Dr. Alex: The dominant approach to economics was that of classical economics or the surplus approach to economics until the 1870s paradigm shift towards marginalist economics. The pioneers of the marginal revolution were William Stanley Jevons, Leon Walras, and Carl Menger. Since then, the marginalist paradigm has been strengthened by the contributions of Alfred Marshall, John Hicks, and Paul Samuelson. This shift meant that income distribution came to be explained by recourse to the marginal productivity theory whereas in the classical economists it was partly explained by historical factors and conventions.

However, within the dominant paradigm of marginalist (or neoclassical) economics, there have been several churnings. This is visible from the sub-specializations of welfare economics, New Keynesian economics, environmental economics, and new institutional economics. Besides these internal critics of marginalist economics, heavy criticisms have been mounted from the sub-specializations of Post Keynesian economics, Feminist economics, and ecological economics; they can be characterized as largely operating outside the marginalist paradigm.


3. The recent announcement by the IMF has shown that India is likely to slip below Bangladesh in 2020 per capita GDP. What lessons, according to you, can India learn from its neighbor, and how can India rise back up?


Dr.

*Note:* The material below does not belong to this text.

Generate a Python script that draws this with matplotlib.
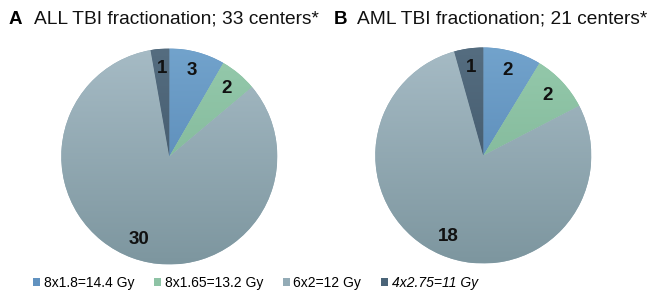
import matplotlib.pyplot as plt
import numpy as np
from matplotlib.colors import LinearSegmentedColormap
from matplotlib.patches import Patch

plt.rcParams['font.family'] = ['Liberation Sans', 'DejaVu Sans']

# ============================
# DATA
# ============================
regimens = ["8x1.8=14.4 Gy", "8x1.65=13.2 Gy", "6x2=12 Gy", "4x2.75=11 Gy"]
all_counts = [3, 2, 30, 1]
aml_counts = [2, 2, 18, 1]
panel_letters = ["A", "B"]
panel_titles = ["ALL TBI fractionation; 33 centers*", "AML TBI fractionation; 21 centers*"]

# (top, bottom) of the excel-like vertical gradient
grad_colors = [("#72a3cc", "#4f7fae"), ("#95caac", "#78ae90"),
               ("#a6bbc5", "#7d969f"), ("#556d80", "#3a5063")]
legend_colors = ["#6192c0", "#8ec3a5", "#93abb6", "#4a6478"]


def draw_pie(ax, counts):
    wedges, _ = ax.pie(counts, colors=legend_colors, startangle=90, counterclock=False,
                       radius=1.0, wedgeprops=dict(linewidth=0))
    grad = np.linspace(1, 0, 256).reshape(-1, 1)
    for w, (top, bottom) in zip(wedges, grad_colors):
        cmap = LinearSegmentedColormap.from_list("g", [bottom, top])
        im = ax.imshow(grad, cmap=cmap, extent=[-1, 1, -1, 1], aspect="auto",
                       vmin=0, vmax=1, zorder=w.get_zorder())
        im.set_clip_path(w)
    for w, n in zip(wedges, counts):
        mid = np.deg2rad((w.theta1 + w.theta2) / 2)
        ax.text(0.82 * np.cos(mid), 0.82 * np.sin(mid), str(n), ha="center", va="center",
                fontsize=13.5, fontweight="bold", color="#111111", zorder=5)
    ax.set_xlim(-1, 1)
    ax.set_ylim(-1, 1)
    ax.set_aspect("equal")
    ax.axis("off")


fig = plt.figure(figsize=(6.51, 2.94), dpi=100)

r = 108
ax1 = fig.add_axes([(169.3 - r) / 651, (294 - 156.5 - r) / 294, 2 * r / 651, 2 * r / 294])
ax2 = fig.add_axes([(483.3 - r) / 651, (294 - 155.5 - r) / 294, 2 * r / 651, 2 * r / 294])
draw_pie(ax1, all_counts)
draw_pie(ax2, aml_counts)

for x_letter, x_title, letter, title in [(9, 34, panel_letters[0], panel_titles[0]),
                                          (334, 357, panel_letters[1], panel_titles[1])]:
    fig.text(x_letter / 651, 1 - 19 / 294, letter, fontsize=13.5, fontweight="bold",
             va="center", ha="left")
    fig.text(x_title / 651, 1 - 19 / 294, title, fontsize=13.8, va="center", ha="left",
             color="#111111")

handles = [Patch(facecolor=c, edgecolor="none") for c in legend_colors]
leg = fig.legend(handles, regimens, loc="center", bbox_to_anchor=(255.5 / 651, 1 - 283 / 294),
                 ncol=4, frameon=False, fontsize=10, handlelength=0.48, handleheight=0.48,
                 handletextpad=0.27, columnspacing=1.44)
leg.get_texts()[-1].set_fontstyle("italic")

fig.savefig("out.png", dpi=100)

Alex: As I mentioned before, I think the only way for India to achieve economic progress is by putting in place a long-term vision of planned economic development where the idea of the public is reinvigorated.


4. In the current scenario, a number of people have lost their livelihood, especially in the travel, cinemas, food & beverage, and other industries. The upcoming job opportunities are also not promising. What can be done in this case?


Dr. Alex: Alongside the long-term plan, I indicated earlier, the current crisis warrants targeted government spending in these sectors. The nature of the spending will depend on the particular characteristics of these sectors. In addition, the current employment guarantee program can be expanded. Moreover, to achieve the long-term plan, the government has to create capacity, and this means that more jobs will be created.


5. We, as undergraduate economics students, often feel that there is a gap between the course curriculum and the real-world scenario in the Indian context. How do you feel that undergraduate economics education can be standardized all over the country and be made more relevant for the students with the practical application?


Dr. Alex: Currently, most curricula exclude non-marginalist economics (such as Post Keynesian economics or Marxian political economy), history of economics, and economic history. I think it is important for students to be exposed to at least two paradigms in economics as well as some of the key internal and external critiques. Theories are important to study and critique because they underpin our worldviews and consequently our politics. The history of economics, for instance, will highlight the close connection between utilitarianism and the value/price theory found in mainstream marginalist economics. A good economics education should impart knowledge of different, often contending, paradigms.

Alongside a pluralistic theoretical education, the students should be exposed to specificities of the Indian economy as well as the respective state/regional economy. The inclusion of courses such as the Tamil Nadu economy, the Bihar economy, or Nagaland economy, therefore, is essential for students to be able to make sense of their immediate economic experience. To further engage with economic experiences, the assistance of pedagogy and assessments should be taken.

More of my thoughts on this issue can be found in ‘Rethinking Undergraduate Economics Education’ published in the Economic & Political Weekly.

6. Undergraduate economics education is deeply focused on the financial and mathematics aspect, do you feel that the relationship between economics and politics is something that should be stressed upon in the course curriculum?


Dr. Alex: Marginalist microeconomics makes a distinction between positive and normative economics and thereby highlights that ‘what is’ questions can be answered independently of ‘what should be’ questions. However, as stated before, the standard marginalist value/price theory has strong connections with utilitarian philosophy and politics. While such histories are taught in the history of economics or philosophy of economics courses, it can very well be taught in any conventional microeconomics course.

The value/price theory found in Ricardo or Marx offers a different guide to action and politics than that found in standard marginalist microeconomics. The chief concern in the work of Smith and Ricardo is the production and distribution of the social surplus, both of which are significantly influenced by historical and contemporaneous power structures. As students of economics, we must also pay attention to the shift in terminology from ‘political economy’ (of Smith, Ricardo, Marx) to ‘economics’.

In the works of the classical economists, income distribution is significantly determined by politics and policies, and consequently a fair distribution warrants the active role of politics and policy. What role does standard marginalist microeconomics ascribe to policy and politics?